Task instructions: Exclude the pictures, then copy word for word the lines running from the beginning of the records through the line with "from bokeh.resources import INLINE".

Stored data:
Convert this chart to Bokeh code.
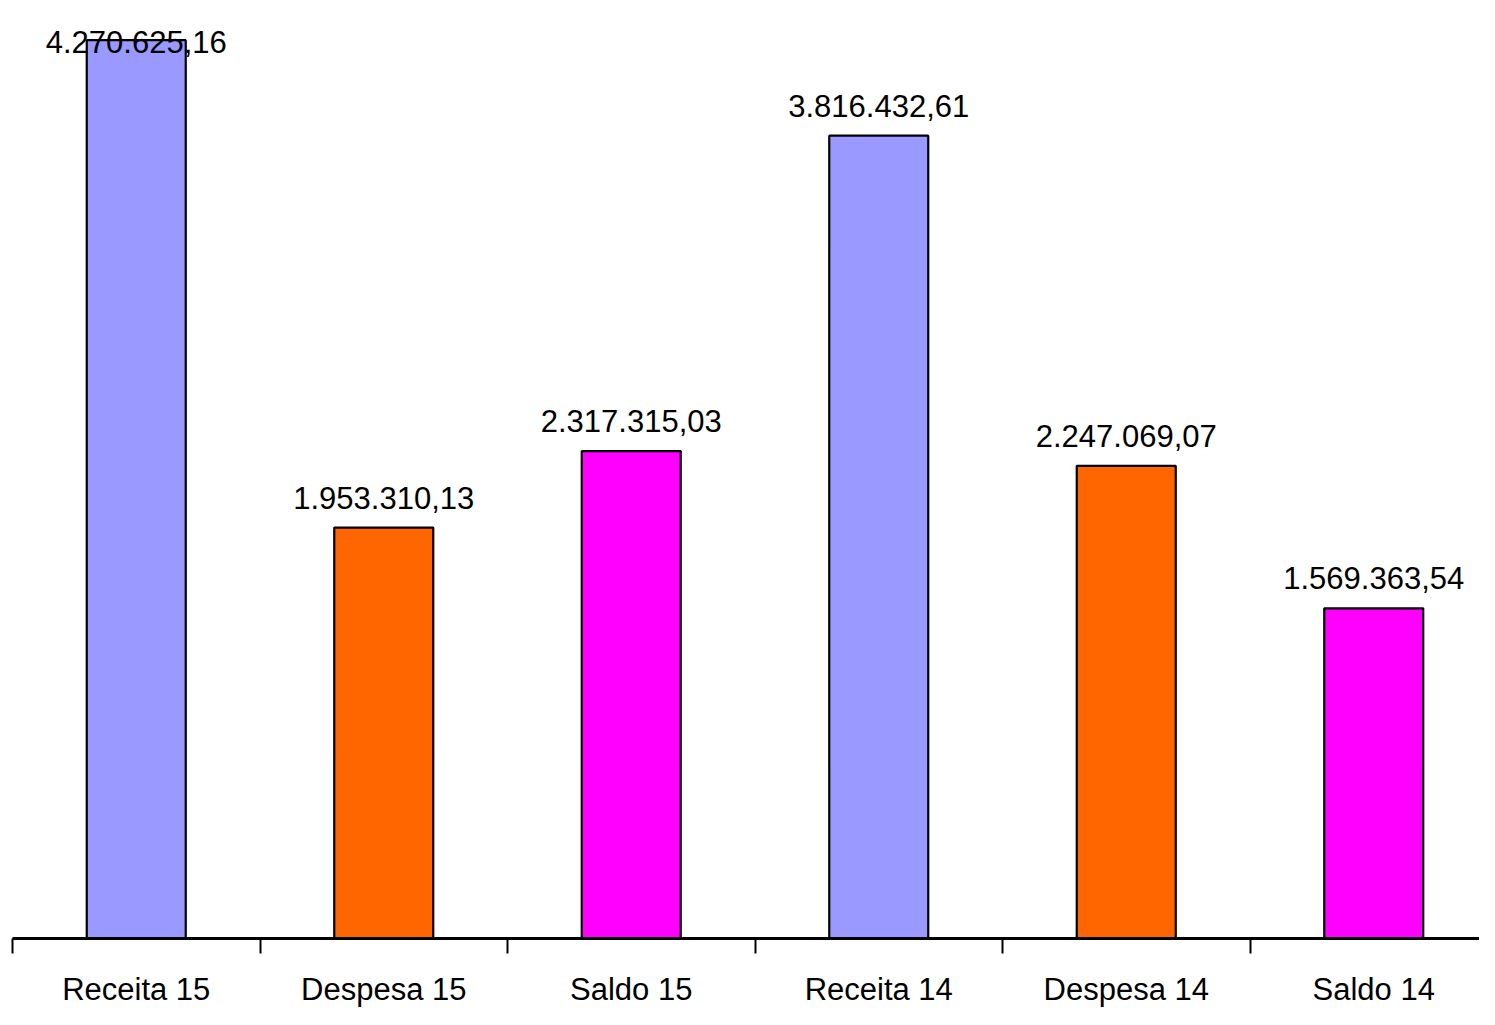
import numpy as np
from bokeh.plotting import figure
from bokeh.models import Range1d, FixedTicker, ColumnDataSource
from bokeh.core.properties import value
from bokeh.embed import file_html
from bokeh.resources import INLINE

categories = ["Receita 15", "Despesa 15", "Saldo 15", "Receita 14", "Despesa 14", "Saldo 14"]
values = [4270625.16, 1953310.13, 2317315.03, 3816432.61, 2247069.07, 1569363.54]
labels = ["4.270.625,16", "1.953.310,13", "2.317.315,03", "3.816.432,61", "2.247.069,07", "1.569.363,54"]
colors = ["#9999FF", "#FF6600", "#FF00FF", "#9999FF", "#FF6600", "#FF00FF"]

FONT = "Liberation Sans"
W, H = 1479, 1009
ML, MB = 12, 69
frame_h = H - MB
frame_w = W - ML
cat_px = 247.5
y_end = 4.459e6
px = frame_h / y_end  # pixels per unit

x = np.arange(len(categories)) + 0.5
gap_px, top_px = 30, 42
label_y = [min(v + gap_px / px, y_end - top_px / px) for v in values]

src = ColumnDataSource(dict(x=x, top=values, color=colors, ly=label_y, lab=labels))

p = figure(width=W, height=H, output_backend="svg", toolbar_location=None,
           x_range=Range1d(0, frame_w / cat_px), y_range=Range1d(0, y_end),
           min_border_left=ML, min_border_right=0, min_border_top=0, min_border_bottom=MB,
           x_axis_location="below", y_axis_location=None)
p.outline_line_color = None
p.grid.visible = False
p.background_fill_color = "white"

p.vbar(x="x", top="top", width=0.4, bottom=0, fill_color="color",
       line_color="black", line_width=2.2, source=src)
p.text(x="x", y="ly", text="lab", source=src, text_align="center",
       text_baseline="alphabetic", text_font=value(FONT), text_font_size="31px",
       text_color="black")

ax = p.xaxis[0]
ax.ticker = FixedTicker(ticks=list(x), minor_ticks=list(range(len(categories) + 1)))
ax.major_label_overrides = {float(xi): c for xi, c in zip(x, categories)}
ax.major_tick_line_color = None
ax.major_tick_out = 0
ax.major_tick_in = 0
ax.minor_tick_line_color = "black"
ax.minor_tick_line_width = 2
ax.minor_tick_out = 15
ax.minor_tick_in = 0
ax.axis_line_color = "black"
ax.axis_line_width = 3
ax.major_label_standoff = 18
ax.major_label_text_font = FONT
ax.major_label_text_font_size = "31px"
ax.major_label_text_color = "black"

open("out.html", "w").write(file_html(p, INLINE))
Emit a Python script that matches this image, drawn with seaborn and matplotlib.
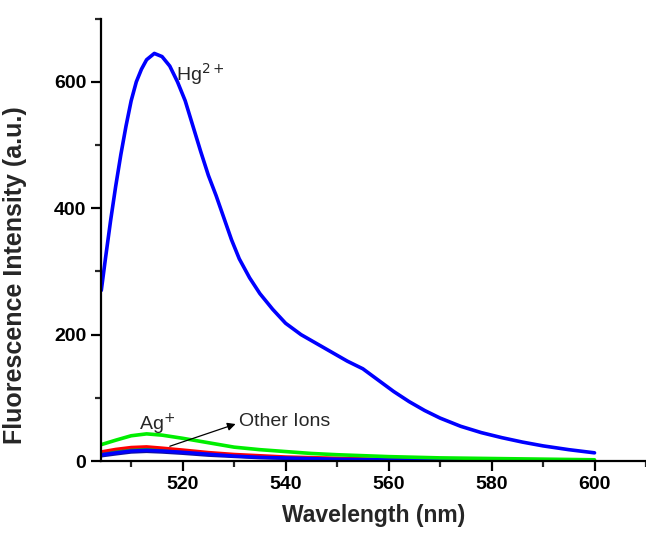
import matplotlib
matplotlib.use("Agg")
import matplotlib.pyplot as plt
import seaborn as sns
import pandas as pd

# Emission spectra (wavelength in nm, intensity in a.u.)
wl_hg = [504.2, 505, 506, 507, 508, 509, 510, 511, 512, 513, 514.5, 516, 517.5,
         519, 520.5, 522, 523.5, 525, 526.5, 528, 529.5, 531, 533, 535, 537.5,
         540, 543, 546, 549, 552, 555, 558, 561, 564, 567, 570, 574, 578, 582,
         586, 590, 595, 600]
hg = [270, 320, 380, 435, 485, 530, 570, 600, 620, 635, 645, 640, 625,
      600, 570, 530, 490, 452, 420, 385, 350, 320, 290, 265, 240,
      218, 200, 186, 172, 158, 146, 128, 110, 94, 80, 68, 55, 45, 37,
      30, 24, 18, 13]

wl_ions = [504.2, 507, 510, 513, 516, 520, 525, 530, 535, 540, 545, 550,
           560, 570, 580, 590, 600]
ag = [26, 33, 40, 43, 41, 36, 29, 22, 18, 15, 12, 10, 7, 5, 4, 3, 2]
ion_red = [15, 19, 22, 23, 21, 18, 14, 11, 9, 7, 6, 5, 3, 2, 1.5, 1, 1]
ion_olive = [13, 16, 19, 20, 19, 16, 13, 10, 8, 6, 5, 4, 2.5, 2, 1.5, 1, 1]
ion_blue = [10, 13, 16, 17, 16, 14, 11, 8, 6, 5, 4, 3, 2, 1.5, 1, 1, 0.8]
ion_navy = [8, 11, 14, 15, 14, 12, 9, 7, 5, 4, 3, 2.5, 1.5, 1, 1, 0.8, 0.6]

x_ticks = [520, 540, 560, 580, 600]
y_ticks = [0, 200, 400, 600]

sns.set_theme(style="ticks")
plt.rcParams["font.family"] = ["Liberation Sans", "DejaVu Sans"]

fig = plt.figure(figsize=(6.46, 5.33), dpi=100)
ax = fig.add_axes([0.156, 0.135, 0.844, 0.83])

series = [
    (ion_navy, "#1010a0", 2.2),
    (ion_olive, "#2e8b2e", 1.6),
    (ion_red, "#ff0000", 2.0),
    (ion_blue, "#0000ff", 2.4),
    (ag, "#00ee00", 2.6),
]
for vals, col, lw in series:
    df = pd.DataFrame({"wl": wl_ions, "I": vals})
    sns.lineplot(data=df, x="wl", y="I", color=col, lw=lw, ax=ax, sort=False)

df_hg = pd.DataFrame({"wl": wl_hg, "I": hg})
sns.lineplot(data=df_hg, x="wl", y="I", color="#0000ff", lw=2.6, ax=ax, sort=False)

ax.set_xlim(504.1, 610)
ax.set_ylim(0, 700)
ax.set_xticks(x_ticks)
ax.set_yticks(y_ticks)
ax.set_xticks([510, 530, 550, 570, 590, 610], minor=True)
ax.set_yticks([100, 300, 500, 700], minor=True)

for side in ("top", "right"):
    ax.spines[side].set_visible(False)
for side in ("left", "bottom"):
    ax.spines[side].set_linewidth(1.6)
    ax.spines[side].set_color("black")

ax.tick_params(axis="both", which="major", direction="out", length=7, width=1.6,
               labelsize=14, colors="black")
ax.tick_params(axis="both", which="minor", direction="out", length=4, width=1.6)
for lab in ax.get_xticklabels() + ax.get_yticklabels():
    lab.set_fontweight("bold")

ax.set_xlabel("Wavelength (nm)", fontsize=16.5, fontweight="bold", labelpad=8)
ax.set_ylabel("Fluorescence Intensity (a.u.)", fontsize=18, fontweight="bold")
ax.yaxis.set_label_coords(-0.135, 0.42)

ax.text(518.8, 612, r"Hg$^{2+}$", fontsize=14, ha="left", va="center")
ax.text(511.5, 58, r"Ag$^{+}$", fontsize=14, ha="left", va="center")
ax.text(531, 62, "Other Ions", fontsize=14, ha="left", va="center")
ax.annotate("", xy=(530.8, 60), xytext=(517, 22),
            arrowprops=dict(arrowstyle="-|>", color="black", lw=0.9,
                            mutation_scale=12))

fig.savefig("out.png", dpi=100)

Full output:
Convert this chart to Bokeh code.
import numpy as np
from bokeh.plotting import figure
from bokeh.models import Range1d, FixedTicker, ColumnDataSource
from bokeh.core.properties import value
from bokeh.embed import file_html
from bokeh.resources import INLINE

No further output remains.